===== RECORDS SHOWN
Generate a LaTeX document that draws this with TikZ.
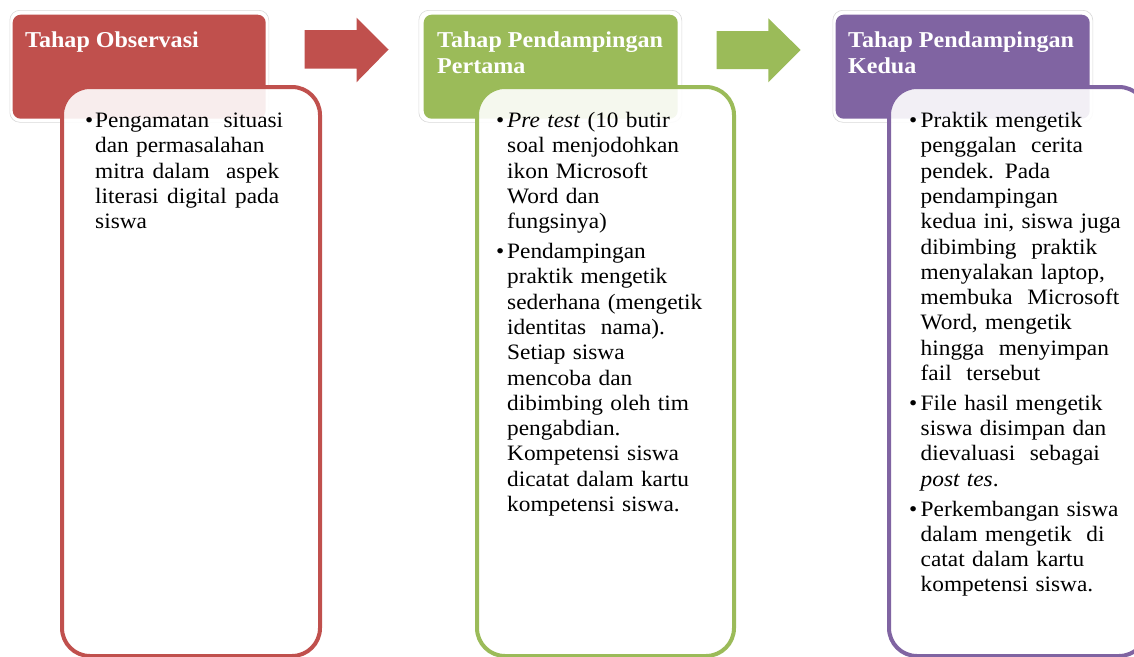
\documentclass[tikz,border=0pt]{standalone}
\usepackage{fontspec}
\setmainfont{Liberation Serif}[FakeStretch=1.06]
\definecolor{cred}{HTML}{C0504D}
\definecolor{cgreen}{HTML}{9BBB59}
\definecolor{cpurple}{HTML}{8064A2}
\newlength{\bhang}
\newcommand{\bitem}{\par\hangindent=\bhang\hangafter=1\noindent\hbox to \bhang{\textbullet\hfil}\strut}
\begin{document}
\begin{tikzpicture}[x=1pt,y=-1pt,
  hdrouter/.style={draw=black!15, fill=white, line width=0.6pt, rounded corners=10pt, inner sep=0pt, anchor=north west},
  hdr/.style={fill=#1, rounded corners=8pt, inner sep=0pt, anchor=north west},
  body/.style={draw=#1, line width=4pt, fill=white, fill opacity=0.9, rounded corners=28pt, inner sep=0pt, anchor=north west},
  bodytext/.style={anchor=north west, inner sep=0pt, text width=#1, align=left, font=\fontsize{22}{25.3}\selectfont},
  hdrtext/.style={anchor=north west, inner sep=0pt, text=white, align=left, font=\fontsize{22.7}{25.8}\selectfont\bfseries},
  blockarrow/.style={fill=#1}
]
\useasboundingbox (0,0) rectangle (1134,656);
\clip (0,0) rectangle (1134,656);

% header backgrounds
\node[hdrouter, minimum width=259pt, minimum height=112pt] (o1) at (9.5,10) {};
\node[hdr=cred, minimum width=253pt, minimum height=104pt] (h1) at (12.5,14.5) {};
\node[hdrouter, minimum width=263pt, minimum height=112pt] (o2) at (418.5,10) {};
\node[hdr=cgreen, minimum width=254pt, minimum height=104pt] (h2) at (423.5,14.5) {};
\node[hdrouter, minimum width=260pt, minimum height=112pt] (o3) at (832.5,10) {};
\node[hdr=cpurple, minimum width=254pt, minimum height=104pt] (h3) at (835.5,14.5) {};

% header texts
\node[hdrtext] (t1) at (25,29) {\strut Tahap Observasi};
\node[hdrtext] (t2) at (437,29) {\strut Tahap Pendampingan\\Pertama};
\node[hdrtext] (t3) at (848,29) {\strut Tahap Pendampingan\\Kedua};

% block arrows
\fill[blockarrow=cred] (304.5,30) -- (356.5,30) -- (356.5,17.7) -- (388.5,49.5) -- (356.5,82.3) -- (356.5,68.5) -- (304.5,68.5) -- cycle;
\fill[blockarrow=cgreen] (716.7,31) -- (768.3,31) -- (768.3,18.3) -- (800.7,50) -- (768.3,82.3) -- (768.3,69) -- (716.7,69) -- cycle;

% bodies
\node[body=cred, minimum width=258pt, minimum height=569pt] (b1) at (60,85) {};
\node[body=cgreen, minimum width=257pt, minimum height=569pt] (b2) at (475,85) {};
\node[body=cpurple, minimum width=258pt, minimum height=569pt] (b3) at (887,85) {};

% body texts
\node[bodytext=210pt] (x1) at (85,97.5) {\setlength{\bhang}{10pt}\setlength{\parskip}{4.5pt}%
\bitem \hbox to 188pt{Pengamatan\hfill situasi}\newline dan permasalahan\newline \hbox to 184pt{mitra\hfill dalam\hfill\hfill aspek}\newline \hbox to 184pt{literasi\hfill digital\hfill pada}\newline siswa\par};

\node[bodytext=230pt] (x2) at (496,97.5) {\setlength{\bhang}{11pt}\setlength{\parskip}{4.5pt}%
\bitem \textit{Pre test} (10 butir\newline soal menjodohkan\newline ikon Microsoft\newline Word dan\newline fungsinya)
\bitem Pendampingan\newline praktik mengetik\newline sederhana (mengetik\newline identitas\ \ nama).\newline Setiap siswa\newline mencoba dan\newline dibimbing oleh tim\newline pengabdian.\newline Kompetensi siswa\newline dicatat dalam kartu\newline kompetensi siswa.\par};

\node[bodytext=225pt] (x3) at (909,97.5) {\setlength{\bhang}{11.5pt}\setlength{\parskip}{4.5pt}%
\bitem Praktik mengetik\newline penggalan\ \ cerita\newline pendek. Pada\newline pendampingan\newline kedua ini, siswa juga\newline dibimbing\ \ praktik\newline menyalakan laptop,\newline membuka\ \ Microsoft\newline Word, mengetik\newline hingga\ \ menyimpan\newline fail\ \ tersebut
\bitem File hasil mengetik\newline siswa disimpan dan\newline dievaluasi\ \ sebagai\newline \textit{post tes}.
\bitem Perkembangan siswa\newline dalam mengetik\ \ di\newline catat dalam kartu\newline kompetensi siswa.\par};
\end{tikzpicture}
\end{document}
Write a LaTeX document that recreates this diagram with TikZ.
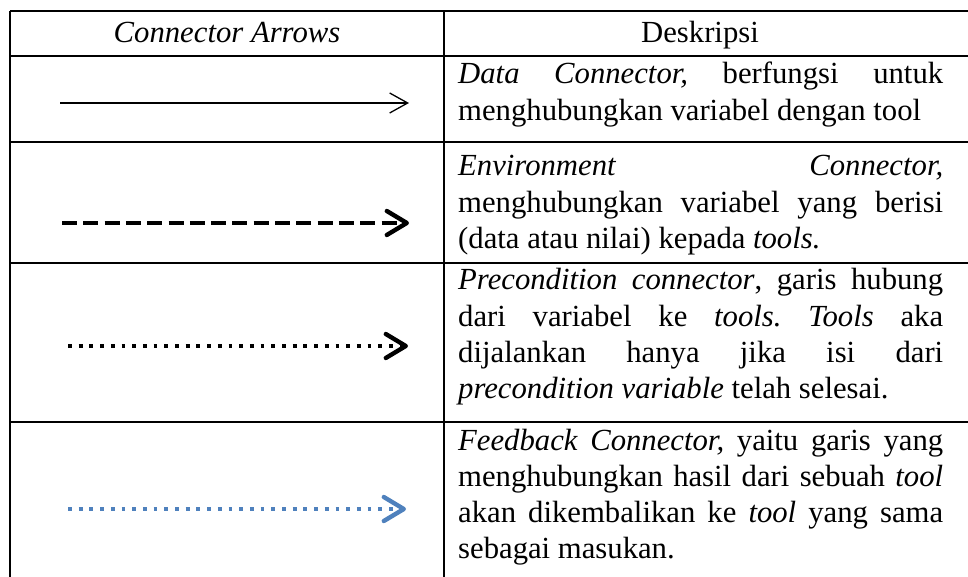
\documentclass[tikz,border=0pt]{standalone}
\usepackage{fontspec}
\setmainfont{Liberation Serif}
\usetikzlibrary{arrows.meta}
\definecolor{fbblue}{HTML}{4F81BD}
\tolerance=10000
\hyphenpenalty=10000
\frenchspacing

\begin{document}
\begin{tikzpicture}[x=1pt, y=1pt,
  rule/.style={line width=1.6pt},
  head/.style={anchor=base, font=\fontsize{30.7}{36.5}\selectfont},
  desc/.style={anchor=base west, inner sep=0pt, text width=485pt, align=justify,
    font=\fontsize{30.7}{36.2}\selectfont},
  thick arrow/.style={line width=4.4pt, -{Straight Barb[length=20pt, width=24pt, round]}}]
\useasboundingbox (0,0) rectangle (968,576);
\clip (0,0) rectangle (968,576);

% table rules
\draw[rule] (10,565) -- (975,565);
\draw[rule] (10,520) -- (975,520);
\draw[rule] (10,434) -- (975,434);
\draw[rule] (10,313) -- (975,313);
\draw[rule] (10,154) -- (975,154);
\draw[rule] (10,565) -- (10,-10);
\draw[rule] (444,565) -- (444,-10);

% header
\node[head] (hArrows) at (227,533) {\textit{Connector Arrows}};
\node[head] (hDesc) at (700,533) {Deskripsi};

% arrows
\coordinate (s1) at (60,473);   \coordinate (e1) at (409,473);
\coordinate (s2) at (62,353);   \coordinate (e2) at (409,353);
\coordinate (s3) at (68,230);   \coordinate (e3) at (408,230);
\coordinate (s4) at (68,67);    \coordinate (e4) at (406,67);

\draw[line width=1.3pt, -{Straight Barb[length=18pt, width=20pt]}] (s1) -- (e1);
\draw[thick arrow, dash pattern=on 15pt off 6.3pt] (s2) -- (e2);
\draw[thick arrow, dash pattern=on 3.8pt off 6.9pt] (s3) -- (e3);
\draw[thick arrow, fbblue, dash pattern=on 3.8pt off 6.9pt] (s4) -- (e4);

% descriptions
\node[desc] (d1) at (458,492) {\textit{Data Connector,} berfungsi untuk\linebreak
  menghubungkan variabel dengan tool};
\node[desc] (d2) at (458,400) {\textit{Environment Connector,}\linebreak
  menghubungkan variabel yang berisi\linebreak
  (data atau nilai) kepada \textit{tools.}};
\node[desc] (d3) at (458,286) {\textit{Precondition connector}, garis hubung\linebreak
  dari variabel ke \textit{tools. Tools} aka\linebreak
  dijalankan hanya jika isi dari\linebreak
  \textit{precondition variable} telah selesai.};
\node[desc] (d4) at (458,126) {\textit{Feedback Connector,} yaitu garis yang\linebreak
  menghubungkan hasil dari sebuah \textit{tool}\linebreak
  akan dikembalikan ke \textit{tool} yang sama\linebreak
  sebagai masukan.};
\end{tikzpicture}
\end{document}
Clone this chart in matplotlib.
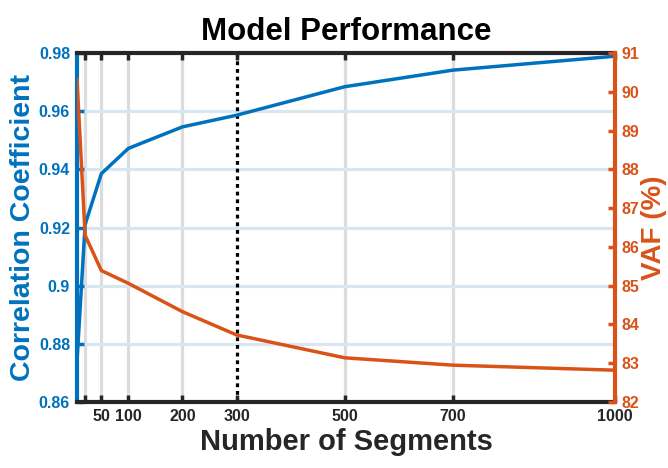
==========
**DESCRIPTION OF THE TASK:** Your task is to transcribe all of the records precisely, with no images included.

**COMPLETE OUTPUT:**
Generate a LaTeX document that draws this with TikZ.
\documentclass[tikz,border=0pt]{standalone}
\usepackage{fontspec}
\setmainfont{Liberation Serif}[FakeStretch=1.06]
\definecolor{cred}{HTML}{C0504D}
\definecolor{cgreen}{HTML}{9BBB59}
\definecolor{cpurple}{HTML}{8064A2}
\newlength{\bhang}
\newcommand{\bitem}{\par\hangindent=\bhang\hangafter=1\noindent\hbox to \bhang{\textbullet\hfil}\strut}
\begin{document}
\begin{tikzpicture}[x=1pt,y=-1pt,
  hdrouter/.style={draw=black!15, fill=white, line width=0.6pt, rounded corners=10pt, inner sep=0pt, anchor=north west},
  hdr/.style={fill=#1, rounded corners=8pt, inner sep=0pt, anchor=north west},
  body/.style={draw=#1, line width=4pt, fill=white, fill opacity=0.9, rounded corners=28pt, inner sep=0pt, anchor=north west},
  bodytext/.style={anchor=north west, inner sep=0pt, text width=#1, align=left, font=\fontsize{22}{25.3}\selectfont},
  hdrtext/.style={anchor=north west, inner sep=0pt, text=white, align=left, font=\fontsize{22.7}{25.8}\selectfont\bfseries},
  blockarrow/.style={fill=#1}
]
\useasboundingbox (0,0) rectangle (1134,656);
\clip (0,0) rectangle (1134,656);

% header backgrounds
\node[hdrouter, minimum width=259pt, minimum height=112pt] (o1) at (9.5,10) {};
\node[hdr=cred, minimum width=253pt, minimum height=104pt] (h1) at (12.5,14.5) {};
\node[hdrouter, minimum width=263pt, minimum height=112pt] (o2) at (418.5,10) {};
\node[hdr=cgreen, minimum width=254pt, minimum height=104pt] (h2) at (423.5,14.5) {};
\node[hdrouter, minimum width=260pt, minimum height=112pt] (o3) at (832.5,10) {};
\node[hdr=cpurple, minimum width=254pt, minimum height=104pt] (h3) at (835.5,14.5) {};

% header texts
\node[hdrtext] (t1) at (25,29) {\strut Tahap Observasi};
\node[hdrtext] (t2) at (437,29) {\strut Tahap Pendampingan\\Pertama};
\node[hdrtext] (t3) at (848,29) {\strut Tahap Pendampingan\\Kedua};

% block arrows
\fill[blockarrow=cred] (304.5,30) -- (356.5,30) -- (356.5,17.7) -- (388.5,49.5) -- (356.5,82.3) -- (356.5,68.5) -- (304.5,68.5) -- cycle;
\fill[blockarrow=cgreen] (716.7,31) -- (768.3,31) -- (768.3,18.3) -- (800.7,50) -- (768.3,82.3) -- (768.3,69) -- (716.7,69) -- cycle;

% bodies
\node[body=cred, minimum width=258pt, minimum height=569pt] (b1) at (60,85) {};
\node[body=cgreen, minimum width=257pt, minimum height=569pt] (b2) at (475,85) {};
\node[body=cpurple, minimum width=258pt, minimum height=569pt] (b3) at (887,85) {};

% body texts
\node[bodytext=210pt] (x1) at (85,97.5) {\setlength{\bhang}{10pt}\setlength{\parskip}{4.5pt}%
\bitem \hbox to 188pt{Pengamatan\hfill situasi}\newline dan permasalahan\newline \hbox to 184pt{mitra\hfill dalam\hfill\hfill aspek}\newline \hbox to 184pt{literasi\hfill digital\hfill pada}\newline siswa\par};

\node[bodytext=230pt] (x2) at (496,97.5) {\setlength{\bhang}{11pt}\setlength{\parskip}{4.5pt}%
\bitem \textit{Pre test} (10 butir\newline soal menjodohkan\newline ikon Microsoft\newline Word dan\newline fungsinya)
\bitem Pendampingan\newline praktik mengetik\newline sederhana (mengetik\newline identitas\ \ nama).\newline Setiap siswa\newline mencoba dan\newline dibimbing oleh tim\newline pengabdian.\newline Kompetensi siswa\newline dicatat dalam kartu\newline kompetensi siswa.\par};

\node[bodytext=225pt] (x3) at (909,97.5) {\setlength{\bhang}{11.5pt}\setlength{\parskip}{4.5pt}%
\bitem Praktik mengetik\newline penggalan\ \ cerita\newline pendek. Pada\newline pendampingan\newline kedua ini, siswa juga\newline dibimbing\ \ praktik\newline menyalakan laptop,\newline membuka\ \ Microsoft\newline Word, mengetik\newline hingga\ \ menyimpan\newline fail\ \ tersebut
\bitem File hasil mengetik\newline siswa disimpan dan\newline dievaluasi\ \ sebagai\newline \textit{post tes}.
\bitem Perkembangan siswa\newline dalam mengetik\ \ di\newline catat dalam kartu\newline kompetensi siswa.\par};
\end{tikzpicture}
\end{document}
Write a LaTeX document that recreates this diagram with TikZ.
\documentclass[tikz,border=0pt]{standalone}
\usepackage{fontspec}
\setmainfont{Liberation Serif}
\usetikzlibrary{arrows.meta}
\definecolor{fbblue}{HTML}{4F81BD}
\tolerance=10000
\hyphenpenalty=10000
\frenchspacing

\begin{document}
\begin{tikzpicture}[x=1pt, y=1pt,
  rule/.style={line width=1.6pt},
  head/.style={anchor=base, font=\fontsize{30.7}{36.5}\selectfont},
  desc/.style={anchor=base west, inner sep=0pt, text width=485pt, align=justify,
    font=\fontsize{30.7}{36.2}\selectfont},
  thick arrow/.style={line width=4.4pt, -{Straight Barb[length=20pt, width=24pt, round]}}]
\useasboundingbox (0,0) rectangle (968,576);
\clip (0,0) rectangle (968,576);

% table rules
\draw[rule] (10,565) -- (975,565);
\draw[rule] (10,520) -- (975,520);
\draw[rule] (10,434) -- (975,434);
\draw[rule] (10,313) -- (975,313);
\draw[rule] (10,154) -- (975,154);
\draw[rule] (10,565) -- (10,-10);
\draw[rule] (444,565) -- (444,-10);

% header
\node[head] (hArrows) at (227,533) {\textit{Connector Arrows}};
\node[head] (hDesc) at (700,533) {Deskripsi};

% arrows
\coordinate (s1) at (60,473);   \coordinate (e1) at (409,473);
\coordinate (s2) at (62,353);   \coordinate (e2) at (409,353);
\coordinate (s3) at (68,230);   \coordinate (e3) at (408,230);
\coordinate (s4) at (68,67);    \coordinate (e4) at (406,67);

\draw[line width=1.3pt, -{Straight Barb[length=18pt, width=20pt]}] (s1) -- (e1);
\draw[thick arrow, dash pattern=on 15pt off 6.3pt] (s2) -- (e2);
\draw[thick arrow, dash pattern=on 3.8pt off 6.9pt] (s3) -- (e3);
\draw[thick arrow, fbblue, dash pattern=on 3.8pt off 6.9pt] (s4) -- (e4);

% descriptions
\node[desc] (d1) at (458,492) {\textit{Data Connector,} berfungsi untuk\linebreak
  menghubungkan variabel dengan tool};
\node[desc] (d2) at (458,400) {\textit{Environment Connector,}\linebreak
  menghubungkan variabel yang berisi\linebreak
  (data atau nilai) kepada \textit{tools.}};
\node[desc] (d3) at (458,286) {\textit{Precondition connector}, garis hubung\linebreak
  dari variabel ke \textit{tools. Tools} aka\linebreak
  dijalankan hanya jika isi dari\linebreak
  \textit{precondition variable} telah selesai.};
\node[desc] (d4) at (458,126) {\textit{Feedback Connector,} yaitu garis yang\linebreak
  menghubungkan hasil dari sebuah \textit{tool}\linebreak
  akan dikembalikan ke \textit{tool} yang sama\linebreak
  sebagai masukan.};
\end{tikzpicture}
\end{document}
Clone this chart in matplotlib.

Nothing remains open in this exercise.